For the first time, the report assesses not only the degree of equality in laws on the books, but also the extent to which those laws are enforced. Legal experts surveyed estimated that laws encouraging full economic participation by women are only half-enforced. Economies, on average, have in place fewer than half of the policies and services needed for enforcement.

That shortfall, the report warns, is keeping economies from reaching their full potential to grow and create jobs.

“On paper, most countries are doing reasonably well: the average country scores 67 out of 100 on the adequacy of laws to enable economic equality between women and men,” said Indermit Gill, the World Bank Group’s Chief Economist and Senior Vice President for Development Economics. “But when it comes to enforcing the laws, the average score drops to 53. And when the systems needed to implement those rights are assessed, the adequacy score is just 47. These numbers reflect huge opportunity gaps— and the findings of this report provide policymakers with intelligence to reverse the decline in the growth potential of developing economies.”

The report evaluates women’s economic participation across 10 areas, including safety from violence, access to childcare, entrepreneurship, employment protections, asset ownership and retirement security.

It identifies safety from violence as a major shortcoming. “True equality begins with safety.
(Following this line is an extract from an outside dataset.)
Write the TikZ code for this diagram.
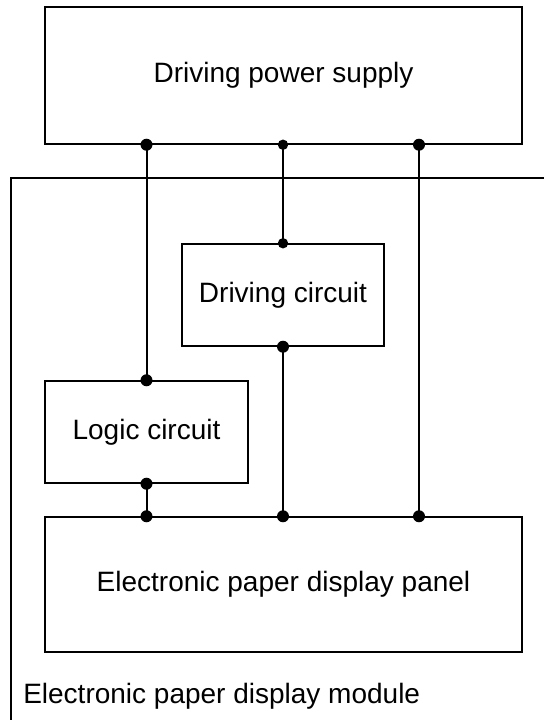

Whether at home, at work, or in public, women deserve protection to thrive,” said Norman Loayza, Director of the World Bank’s Policy Indicators Group. “Globally, we’re falling short. We have only a third of the safety laws we need, and even then, enforcement is failing 80% of the time.”

Entrepreneurship is another low-scoring area. Although women can start businesses on the same legal terms as men in nearly all economies, only about half promote equal access to credit, leaving many women entrepreneurs without financing.

Childcare also remains a significant gap. Less than half of the 190 economies covered have laws providing financial or tax support for families. Among those, only 30% of policies needed to support affordable and high-quality childcare services are in place. In low-income economies, just 1% of childcare support mechanisms exist.

Tea Trumbic, Manager for the Women, Business and the Law project and the report’s lead author, said: “Over the next decade, 1.2 billion young people—half of them girls—will enter the workforce. Many will come of age in regions where women face the biggest barriers, and where the GDP boost that would result from their participation is most needed. Ensuring equal opportunity for women here—and everywhere—benefits societies as a whole, not just women. It’s an economic must-have, in short, not just a nice-to-have.”

Despite the enforcement gaps, the report notes progress in laws on the books. Over the past two years, 68 economies enacted 113 positive legal reforms across most areas of women’s economic life. Sub-Saharan Africa implemented 33 reforms, the largest number of any region, while Egypt was identified as the world’s top reformer, increasing its legal equality score by nearly 10 points.